Gli abiti raccontano un’altra pagina della sua vita: quella in esilio. Una camicia da notte, calze, boxer e cravatta di seta bianca hanno una stima complessiva di 80mila euro. Stessa valutazione per il corredo del figlio, il Re di Roma: un abitino, babbucce e telo in seta. Seguono reliquie da campo: una manica del cappotto da primo console, un pezzo di quello indossato a Marengo, e un fazzoletto Madras: tutti intorno ai 30mila euro. Una scheggia della bara di mogano: 15mila euro.

Per lo storico dell’arte, professor Roberto Nicolucci, non c’è confronto possibile: «Si tratta di un mito che non accenna a perdere quota. Bonaparte non si batte: nessun altro personaggio, antico o moderno, ha lo stesso potere attrattivo. E se le realtà e le leggende che lo riguardano mantengono una vasta platea di affezionati è anche perché l’arte e la letteratura, il cinema e la fiction non hanno mai mollato la presa su Napoleone». Nicolucci rimarca anche il suo impatto culturale e politico: «Tutta la grande arte europea di primo ‘800, da David al nostro Canova fino a Beethoven (che a lui dedicò, salvo pentirsene, la Terza Sinfonia), finisce per incocciare sudi lui. La grande letteratura, da Stendhal al Tolstoj di “Guerra e pace”, spalanca note in margine alle sue gesta.

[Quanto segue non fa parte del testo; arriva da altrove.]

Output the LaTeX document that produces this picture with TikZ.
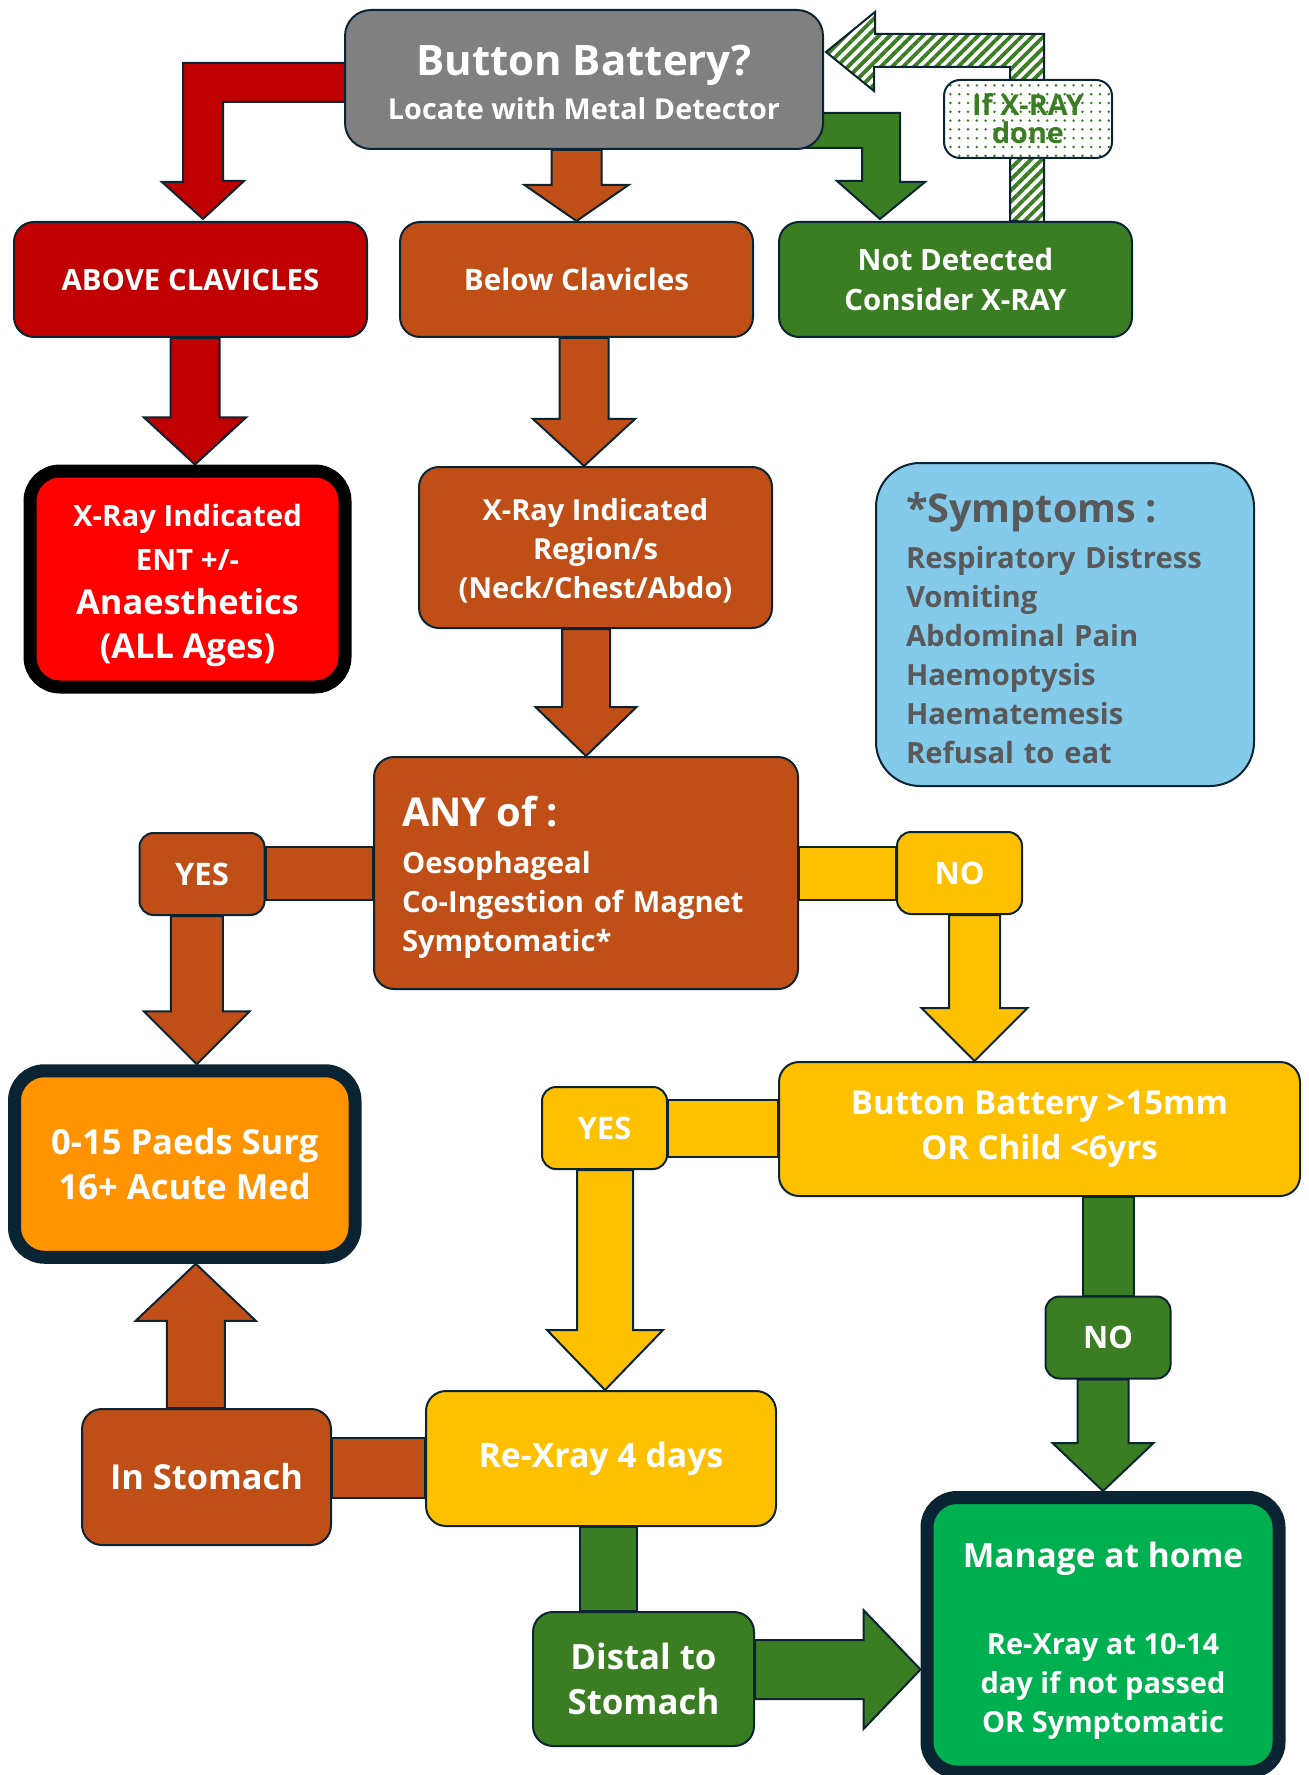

Senza dire delle spoliazioni che, tra il 1796 e il 1815, mise in atto nei territori conquistati. Tante opere del Louvre, senza dire della Pinacoteca di Brera a Milano, sono frutto delle mire napoleoniche sul nostro patrimonio. Qualcuno parlerà, senza troppi giri di parole, di furti d’arte». Anche Carlo Miccichè, autore del libro “Essere Napoleone”, non ha dubbi: «Il valore simbolico che Bonaparte ancora sprigiona è indiscutibile e riconoscibilissimo, a prescindere da tutte le rivisitazioni e i ripensamenti sulla storia che stanno avvelenando la nostra epoca. Però Napoleone vola sempre più alto».

Lo scrittore paragona il genio della rivoluzione francese a una figura mitologica: «Napoleone è come Prometeo. Ha realizzato cose impensabili in un’epoca in cui il rango e l’aristocrazia dettavano i destini del mondo. Quello che ha fatto lui, un “coatto” della Corsica che ha imparato a parlare francese dopo i vent’anni, rimane qualche cosa di irripetibile». Il suo volume – già alla seconda edizione – esplora la fortuna del mito di Ajaccio dai romanzi alle serie tv, fino ai videogame. Un racconto che non ha mai smesso di affascinare. Ed è proprio questo il punto. Dal 5 maggio 1821 ad oggi, 20 giugno 2025, sono trascorsi 74.556 giorni. In questo arco di tempo sono nate 200mila opere ispirate alla figura dell’Empereur: quasi tre ogni giorno. Non c’è bisogno di aggiungere altro.